Provincial design guidelines for “floating” bus stops that were revised in response to a human rights tribunal ruling in Victoria continue to fail to accommodate blind people, say those who initiated the human rights case.
A small group staged a mock trial Monday of B.C.’s public safety minister to draw attention to their ongoing safety concerns about bus stops along Pandora Avenue that require transit riders to cross two-way bike lanes to reach a bus stop.
Oriano Belusic, vice-president of the Canadian Federation of the Blind, stood in a cardboard box labelled “Safety Minister” next to a bus stop on Pandora near Blanshard Street, while Graeme McCreath, former treasurer of the advocacy group, stood on the sidewalk, the two separated by the bike lanes, which have curbs on each side.
“How do you think a blind person can detect a speeding cyclist?” McCreath asked, as people rode in the lanes between the two men.
“Just with some careful listening,” Belusic, playing the role of public safety minister, yelled back, his voice competing with the sound of traffic on Pandora.
“Speak up!” supporters said, as some of Belusic’s responses were drowned out by passing cars.

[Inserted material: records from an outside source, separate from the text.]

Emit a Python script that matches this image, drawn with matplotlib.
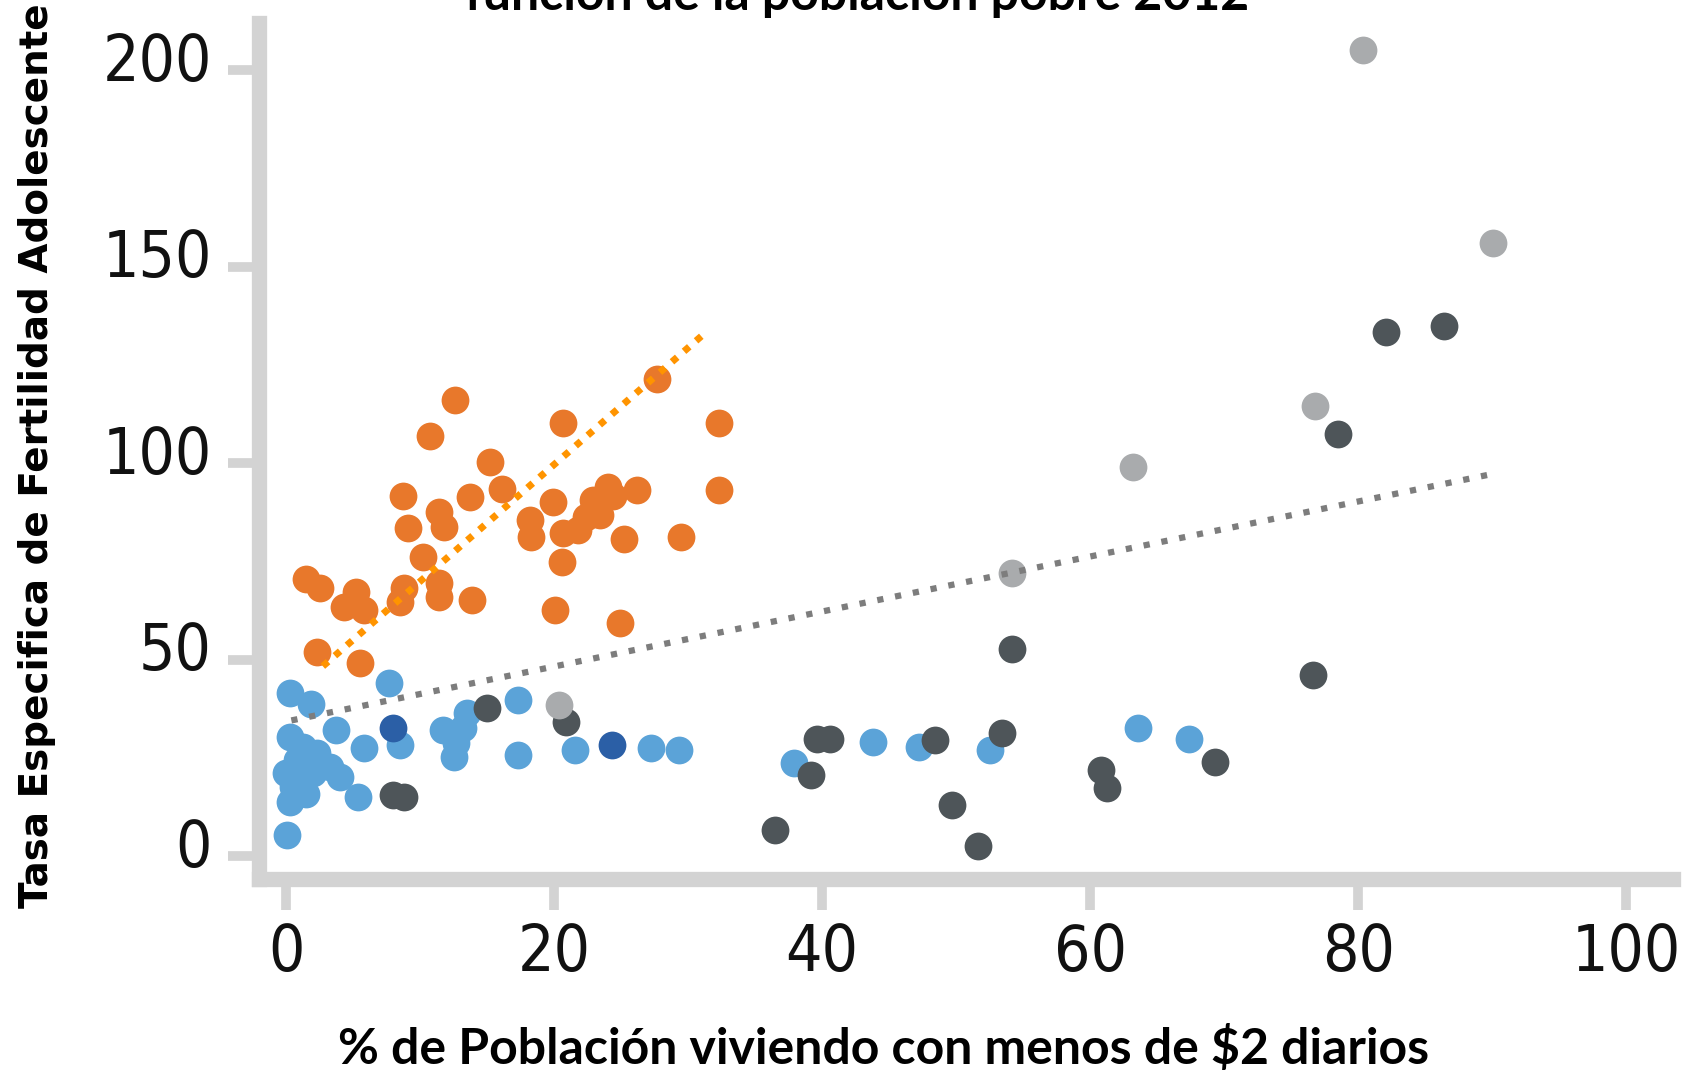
import matplotlib
matplotlib.use("Agg")
import matplotlib.pyplot as plt
from matplotlib import font_manager
from matplotlib.transforms import ScaledTranslation

# --- data ---
orange_x = [1.5, 2.5, 2.3, 4.3, 5.2, 5.8, 5.5, 8.7, 9.1, 8.8, 8.5, 10.2, 10.75, 11.4,
            11.8, 11.4, 11.4, 12.6, 13.7, 13.9, 15.2, 16.1, 18.2, 18.3, 19.95, 20.7,
            20.7, 21.8, 20.6, 20.1, 22.4, 22.9, 23.4, 24.0, 24.4, 26.2, 25.2, 24.9,
            27.7, 29.5, 32.3, 32.3]
orange_y = [70.6, 68.1, 52.0, 63.4, 67.2, 62.6, 49.0, 91.7, 83.4, 68.1, 64.7, 76.2, 107.0, 87.6,
            83.8, 69.4, 66.0, 116.0, 91.3, 65.1, 100.3, 93.3, 85.5, 81.2, 90.1, 110.3,
            82.1, 83.0, 74.7, 62.6, 86.3, 90.6, 86.8, 94.0, 91.5, 93.1, 80.8, 59.4,
            121.3, 81.2, 110.3, 93.1]

blue_x = [0.3, 1.9, 7.7, 0.3, 3.7, 5.8, 8.5, 11.7, 13.5, 13.2, 12.5, 12.7, 17.3, 17.3,
          21.6, 27.2, 29.3, 5.4, 0.05, 0.8, 2.3, 3.3, 4.0, 0.55, 0.3, 1.5, 2.0, 0.0,
          1.3, 37.9, 43.8, 47.2, 52.5, 63.6, 67.4]
blue_y = [41.4, 38.8, 43.9, 30.3, 32.1, 27.4, 28.2, 32.1, 36.3, 32.5, 25.3, 28.7, 39.8, 25.7,
          27.0, 27.4, 27.0, 15.1, 5.3, 24.4, 26.1, 22.7, 20.2, 17.6, 13.8, 15.9, 21.0, 21.0,
          27.8, 23.6, 29.1, 27.8, 27.1, 32.5, 29.9]

navy_x = [8.0, 24.3]
navy_y = [32.5, 28.2]

dark_x = [15.0, 20.9, 8.0, 8.8, 36.5, 39.2, 39.6, 40.6, 48.4, 49.7, 51.6, 53.4, 54.2,
          60.8, 61.3, 69.3, 76.6, 78.5, 82.1, 86.4]
dark_y = [37.6, 34.1, 15.5, 15.1, 6.6, 20.6, 29.9, 29.9, 29.5, 13.0, 2.5, 31.3, 52.8,
          21.9, 17.2, 24.0, 46.1, 107.5, 133.4, 134.9]

light_x = [20.4, 54.2, 63.2, 76.8, 80.4, 90.1]
light_y = [38.4, 71.9, 99.0, 114.5, 205.0, 155.9]

# trend lines (end points)
trend_orange_x = [2.75, 31.1]
trend_orange_y = [48.3, 132.6]
trend_gray_x = [0.4, 89.7]
trend_gray_y = [34.5, 97.0]

xticks = [0, 20, 40, 60, 80, 100]
yticks = [0, 50, 100, 150, 200]

# the original uses a condensed face for the numbers; take one if there is any
narrow = [f for f in font_manager.fontManager.ttflist
          if (f.stretch in ("condensed", "semi-condensed", "extra-condensed")
              or "Narrow" in f.name or "Condensed" in f.name)
          and f.weight in (400, "normal", "regular") and f.style == "normal"]
if narrow:
    tick_font = font_manager.FontProperties(fname=narrow[0].fname, size=46)
else:
    tick_font = font_manager.FontProperties(family="Lato", size=38)

fig = plt.figure(figsize=(17.03, 10.73), dpi=100)
ax = fig.add_axes([0.1522, 0.181, 0.8302, 0.7976])

size = 400
ax.scatter(blue_x, blue_y, s=size, color="#5ba3d8", linewidths=0, zorder=2)
ax.scatter(navy_x, navy_y, s=size, color="#2b5fa6", linewidths=0, zorder=2)
ax.scatter(dark_x, dark_y, s=size, color="#4e5559", linewidths=0, zorder=3)
ax.scatter(light_x, light_y, s=size, color="#a9abad", linewidths=0, zorder=3)
ax.scatter(orange_x, orange_y, s=size, color="#e8782b", linewidths=0, zorder=2)

ax.plot(trend_gray_x, trend_gray_y, color="#7d7d7d", lw=4.5,
        linestyle=(0, (1, 1.9)), dash_capstyle="butt", zorder=4)
ax.plot(trend_orange_x, trend_orange_y, color="#ff9400", lw=5,
        linestyle=(0, (1, 1.3)), dash_capstyle="butt", zorder=4)

ax.set_xlim(-2, 103.5)
ax.set_ylim(-5.8, 212)
ax.set_xticks(xticks)
ax.set_yticks(yticks)
ax.set_xticklabels([str(t) for t in xticks], fontproperties=tick_font, color="#111111")
ax.set_yticklabels([str(t) for t in yticks], fontproperties=tick_font, color="#111111")

for side in ["top", "right"]:
    ax.spines[side].set_visible(False)
for side in ["left", "bottom"]:
    ax.spines[side].set_color("#d3d3d3")
    ax.spines[side].set_linewidth(11)
ax.tick_params(axis="both", direction="out", length=22, width=7, color="#d3d3d3")
ax.tick_params(axis="x", pad=9)
ax.tick_params(axis="y", pad=12)

# y labels sit a little above their ticks in the original
off = ScaledTranslation(0, 10 / 72, fig.dpi_scale_trans)
for lab in ax.get_yticklabels():
    lab.set_transform(lab.get_transform() + off)

fig.text(0.503, 1 - 10 / 1073, "función de la población pobre 2012",
         ha="center", va="baseline", fontsize=36, fontweight="bold", family="Lato")
fig.text(0.519, 1 - 1048 / 1073, "% de Población viviendo con menos de $2 diarios",
         ha="center", va="center", fontsize=36, fontweight="bold", family="Lato")
fig.text(0.0215, 1 - 456 / 1073, "Tasa Especifica de Fertilidad Adolescente",
         ha="center", va="center", rotation=90, fontsize=28, fontweight="bold",
         family="DejaVu Sans")

fig.savefig("out.png", dpi=100)
plt.close(fig)
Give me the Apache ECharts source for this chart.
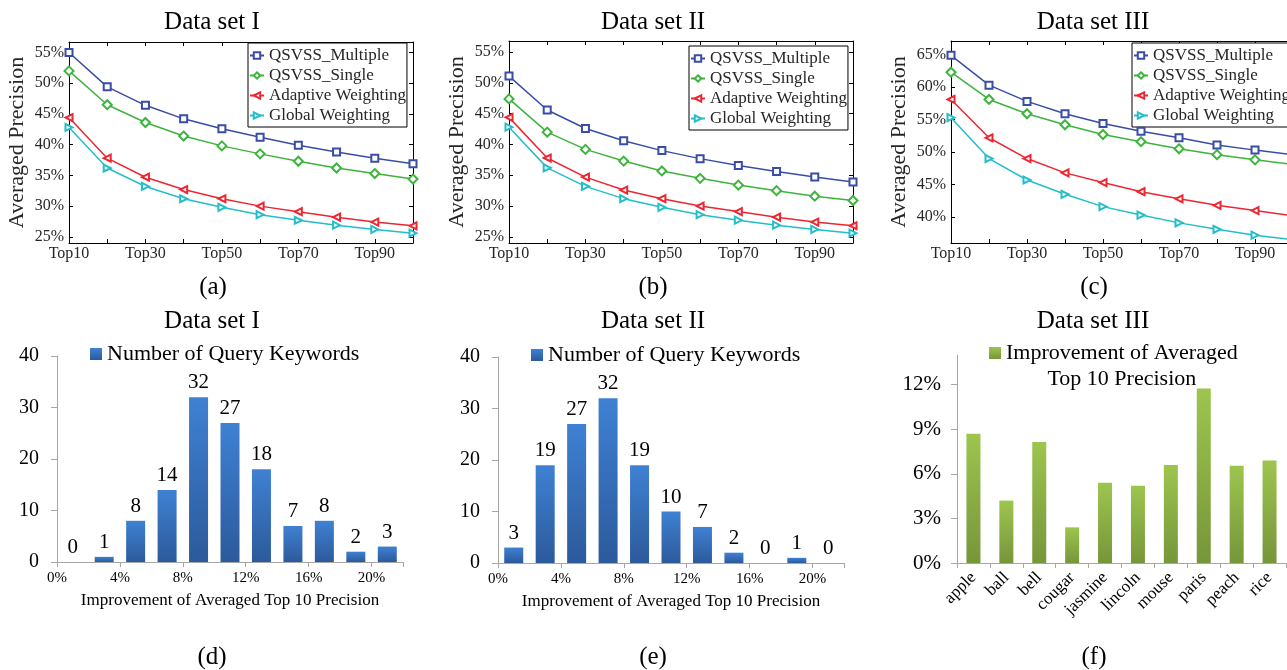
<!DOCTYPE html>
<html>
<head>
<meta charset="utf-8">
<script src="https://cdn.jsdelivr.net/npm/echarts@6/dist/echarts.min.js"></script>
<style>
html,body{margin:0;padding:0;background:#fff;overflow:hidden}
#chart{width:1287px;height:670px}
</style>
</head>
<body>
<div id="chart"></div>
<script>
// ---------- DATA ----------
const topCategories = ['Top10','Top20','Top30','Top40','Top50','Top60','Top70','Top80','Top90','Top100'];
const lineSeriesNames = ['QSVSS_Multiple','QSVSS_Single','Adaptive Weighting','Global Weighting'];

const setI_multiple = [55.0,49.4,46.4,44.2,42.6,41.2,39.9,38.8,37.8,36.9];
const setI_single   = [52.0,46.5,43.6,41.4,39.8,38.5,37.3,36.2,35.3,34.4];
const setI_adaptive = [44.4,37.8,34.7,32.7,31.2,30.0,29.1,28.2,27.4,26.8];
const setI_global   = [42.8,36.2,33.2,31.2,29.8,28.6,27.7,26.9,26.2,25.6];

const setII_multiple = [51.1,45.6,42.6,40.6,39.0,37.7,36.6,35.6,34.7,33.9];
const setII_single   = [47.4,42.0,39.2,37.3,35.7,34.5,33.4,32.5,31.6,30.9];
const setII_adaptive = [44.4,37.8,34.7,32.6,31.2,30.0,29.1,28.2,27.4,26.8];
const setII_global   = [42.8,36.2,33.2,31.2,29.8,28.6,27.7,26.9,26.2,25.6];

const setIII_multiple = [64.9,60.3,57.8,55.9,54.4,53.2,52.2,51.1,50.3,49.6];
const setIII_single   = [62.3,58.1,55.9,54.2,52.7,51.6,50.5,49.6,48.8,48.1];
const setIII_adaptive = [58.1,52.2,49.0,46.8,45.3,43.9,42.8,41.8,41.0,40.2];
const setIII_global   = [55.3,49.0,45.7,43.5,41.6,40.3,39.1,38.1,37.2,36.5];

const yTicksI_II = [25,30,35,40,45,50,55];
const yTicksIII  = [40,45,50,55,60,65];

const histCategories = ['0-2%','2-4%','4-6%','6-8%','8-10%','10-12%','12-14%','14-16%','16-18%','18-20%','20-22%'];
const histTickValues = [0,4,8,12,16,20];
const histCountsI  = [0,1,8,14,32,27,18,7,8,2,3];
const histCountsII = [3,19,27,32,19,10,7,2,0,1,0];

const keywords = ['apple','ball','bell','cougar','jasmine','lincoln','mouse','paris','peach','rice'];
const keywordImprovement = [8.7,4.2,8.15,2.4,5.4,5.2,6.6,11.75,6.55,6.9];
const improvementTicks = [0,3,6,9,12];

// ---------- STYLE ----------
const FONT = "'Liberation Serif','Times New Roman',serif";
const lineColors = ['#3A4DA6','#3DB43D','#EE2632','#23BECA'];
const lineSymbols = ['emptyRect','emptyDiamond','emptyTriangle','emptyTriangle'];
const lineSymbolRot = [0,0,90,-90];
const lineSymbolSize = [7,9,7,7];
const GRAY = '#A6A6A6';
const blueGrad = {type:'linear',x:0,y:0,x2:0,y2:1,colorStops:[{offset:0,color:'#3F81D3'},{offset:1,color:'#2C5A9B'}]};
const greenGrad = {type:'linear',x:0,y:0,x2:0,y2:1,colorStops:[{offset:0,color:'#9DC54E'},{offset:1,color:'#76963A'}]};

const grids = [
  {left:69, top:42, width:344, height:201},
  {left:509, top:41, width:344, height:202},
  {left:951, top:41, width:342, height:202},
  {left:57, top:356, width:346, height:206},
  {left:498, top:357, width:346, height:206},
  {left:957, top:355, width:329, height:208}
].map(g => Object.assign({outerBoundsMode:'none', containLabel:false}, g));

const xAxes = [];
const yAxes = [];
const series = [];

const topSets = [
  {data:[setI_multiple,setI_single,setI_adaptive,setI_global], min:24, max:56.7, ticks:yTicksI_II},
  {data:[setII_multiple,setII_single,setII_adaptive,setII_global], min:24, max:56.8, ticks:yTicksI_II},
  {data:[setIII_multiple,setIII_single,setIII_adaptive,setIII_global], min:36, max:67.1, ticks:yTicksIII}
];

topSets.forEach((s, g) => {
  const blk = {color:'#000', width:1};
  const xb = xAxes.length;
  xAxes.push({type:'category', gridIndex:g, position:'bottom', data:topCategories, boundaryGap:false,
    axisLine:{show:true, onZero:false, lineStyle:blk},
    axisTick:{show:true, inside:true, length:4, interval:0, lineStyle:blk},
    axisLabel:{interval:1, fontSize:16, margin:3, color:'#262626', fontFamily:FONT},
    splitLine:{show:false}});
  xAxes.push({type:'category', gridIndex:g, position:'top', data:topCategories, boundaryGap:false,
    axisLine:{show:true, onZero:false, lineStyle:blk},
    axisTick:{show:true, inside:true, length:4, interval:0, lineStyle:blk},
    axisLabel:{show:false}, splitLine:{show:false}});
  const yl = yAxes.length;
  yAxes.push({type:'value', gridIndex:g, position:'left', min:s.min, max:s.max,
    axisLine:{show:true, onZero:false, lineStyle:blk},
    axisTick:{show:true, inside:true, length:4, customValues:s.ticks, lineStyle:blk},
    axisLabel:{customValues:s.ticks, formatter:v => v + '%', fontSize:16, margin:5, color:'#262626', fontFamily:FONT},
    splitLine:{show:false},
    name:'Averaged Precision', nameLocation:'middle', nameGap:41,
    nameTextStyle:{fontSize:22, color:'#262626', fontFamily:FONT}});
  yAxes.push({type:'value', gridIndex:g, position:'right', min:s.min, max:s.max,
    axisLine:{show:true, onZero:false, lineStyle:blk},
    axisTick:{show:true, inside:true, length:4, customValues:s.ticks, lineStyle:blk},
    axisLabel:{show:false}, splitLine:{show:false}});
  s.data.forEach((vals, i) => {
    series.push({type:'line', name:lineSeriesNames[i], xAxisIndex:xb, yAxisIndex:yl, data:vals,
      symbol:lineSymbols[i], symbolSize:lineSymbolSize[i], symbolRotate:lineSymbolRot[i], showSymbol:true,
      lineStyle:{width:1.5, color:lineColors[i]},
      itemStyle:{color:lineColors[i], borderWidth:1.3}, z:10-i});
  });
});

// Histograms (d), (e)
[[histCountsI,3],[histCountsII,4]].forEach(([counts, g]) => {
  const xc = xAxes.length;
  xAxes.push({type:'category', gridIndex:g, position:'bottom', data:histCategories,
    axisLine:{show:true, lineStyle:{color:GRAY, width:1}},
    axisTick:{show:true, length:5, lineStyle:{color:GRAY}},
    axisLabel:{show:false}, splitLine:{show:false}});
  xAxes.push({type:'value', gridIndex:g, position:'bottom', min:0, max:22,
    axisLine:{show:false}, axisTick:{show:false}, splitLine:{show:false},
    axisLabel:{customValues:histTickValues, formatter:v => v + '%', fontSize:15, margin:9, color:'#000', fontFamily:FONT},
    name:'Improvement of Averaged Top 10 Precision', nameLocation:'middle', nameGap:30,
    nameTextStyle:{fontSize:17, color:'#000', fontFamily:FONT}});
  const yc = yAxes.length;
  yAxes.push({type:'value', gridIndex:g, min:0, max:40, interval:10,
    axisLine:{show:true, lineStyle:{color:GRAY, width:1}},
    axisTick:{show:true, length:6, lineStyle:{color:GRAY}},
    axisLabel:{fontSize:20, margin:18, color:'#000', fontFamily:FONT},
    splitLine:{show:false}});
  series.push({type:'bar', name:'Number of Query Keywords', xAxisIndex:xc, yAxisIndex:yc, data:counts,
    barWidth:19, itemStyle:{color:blueGrad},
    label:{show:true, position:'top', distance:4, fontSize:21, color:'#000', fontFamily:FONT}});
});

// (f)
{
  const xc = xAxes.length;
  xAxes.push({type:'category', gridIndex:5, position:'bottom', data:keywords,
    axisLine:{show:true, lineStyle:{color:GRAY, width:1}},
    axisTick:{show:true, length:5, lineStyle:{color:GRAY}},
    axisLabel:{interval:0, rotate:45, fontSize:17, margin:12, color:'#000', fontFamily:FONT},
    splitLine:{show:false}});
  const yc = yAxes.length;
  yAxes.push({type:'value', gridIndex:5, min:0, max:14,
    axisLine:{show:true, lineStyle:{color:GRAY, width:1}},
    axisTick:{show:true, length:6, customValues:improvementTicks, lineStyle:{color:GRAY}},
    axisLabel:{customValues:improvementTicks, formatter:v => v + '%', fontSize:21, margin:16, color:'#000', fontFamily:FONT},
    splitLine:{show:false}});
  series.push({type:'bar', name:'Improvement of Averaged Top 10 Precision', xAxisIndex:xc, yAxisIndex:yc,
    data:keywordImprovement, barWidth:14, itemStyle:{color:greenGrad}});
}

const lineLegend = (left, top) => ({
  data:lineSeriesNames, orient:'vertical', left, top,
  backgroundColor:'#fff', borderColor:'#000', borderWidth:1, borderRadius:0,
  padding:[4,1,3,1], itemGap:3, itemWidth:14, itemHeight:8,
  textStyle:{fontSize:17, color:'#262626', fontFamily:FONT}
});

const legends = [
  lineLegend(248, 43), lineLegend(689, 46), lineLegend(1132, 43),
  {data:['Number of Query Keywords'], left:90, top:343, padding:0, itemWidth:12, itemHeight:12, icon:'rect',
    textStyle:{fontSize:22, color:'#000', fontFamily:FONT}},
  {data:['Number of Query Keywords'], left:531, top:344, padding:0, itemWidth:12, itemHeight:12, icon:'rect',
    textStyle:{fontSize:22, color:'#000', fontFamily:FONT}},
  {data:['Improvement of Averaged Top 10 Precision'], left:989, top:314, padding:0, itemWidth:12, itemHeight:12, icon:'rect',
    formatter:() => '{a|Improvement of Averaged}\n{b|Top 10 Precision}',
    textStyle:{fontSize:22, color:'#000', fontFamily:FONT, lineHeight:26, padding:[26,0,0,0],
      rich:{a:{fontSize:22, lineHeight:26, fontFamily:FONT, color:'#000'},
            b:{fontSize:22, lineHeight:26, fontFamily:FONT, color:'#000', align:'center'}}}}
];

const titleDefs = [
  ['Data set I',212,22],['Data set II',653,22],['Data set III',1093,22],
  ['(a)',213,287],['(b)',653,287],['(c)',1094,287],
  ['Data set I',212,321],['Data set II',653,321],['Data set III',1093,321],
  ['(d)',212,657],['(e)',653,657],['(f)',1094,657]
];
const titles = titleDefs.map(([t,x,y]) => ({text:t, left:x, top:y, textAlign:'center', textVerticalAlign:'middle', padding:0,
  textStyle:{fontSize:25, fontWeight:'normal', color:'#000', fontFamily:FONT}}));

const chart = echarts.init(document.getElementById('chart'), null, {renderer:'canvas'});
chart.setOption({
  animation:false,
  backgroundColor:'#fff',
  textStyle:{fontFamily:FONT},
  title:titles,
  legend:legends,
  grid:grids,
  xAxis:xAxes,
  yAxis:yAxes,
  series:series
});
</script>
</body>
</html>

In November 2020, B.C. Human Rights Tribunal member Norman Trerise ruled the design discriminates against people who are blind or visually impaired because they can’t know when it’s safe to cross. However, Trerise wrote in his decision that the city’s addition of pedestrian-activated flashing lights that make an audible signal when activated is a reasonable accommodation.
In response to the ruling, the province updated its design guidance on floating bus stops to recommend the inclusion of flashing beacons and an acoustic message at the crosswalk between the sidewalk and the floating bus stop.
Belusic and McCreath said the changes don’t help. The audible signal at bus stops along Pandora Avenue warns pedestrians to cross with caution. “Vehicles may not stop,” the message says.
“You can’t cross with caution if you don’t know where the bikes are,” McCreath said.
At crosswalks involving motor vehicles, McCreath said he can hear when traffic stops, but bikes are so quiet, he can’t tell when it’s safe to cross to a floating bus stop.
Belusic said public transit is important for many people who are blind, because they can’t drive, but he avoids using floating bus stops, because “it’s a gamble.”
“There’s no way of knowing when there is a cyclist and when there isn’t one coming,” he said.
City of Victoria spokesman Sheldon Johnson said in a statement the design of the floating bus stops is consistent with infrastructure in cities in the region, in Canada and internationally.
The city is committed to ensuring safety and reducing barriers in the built environment, he said.
Johnson noted the complaint that initiated the human rights tribunal case has been withdrawn.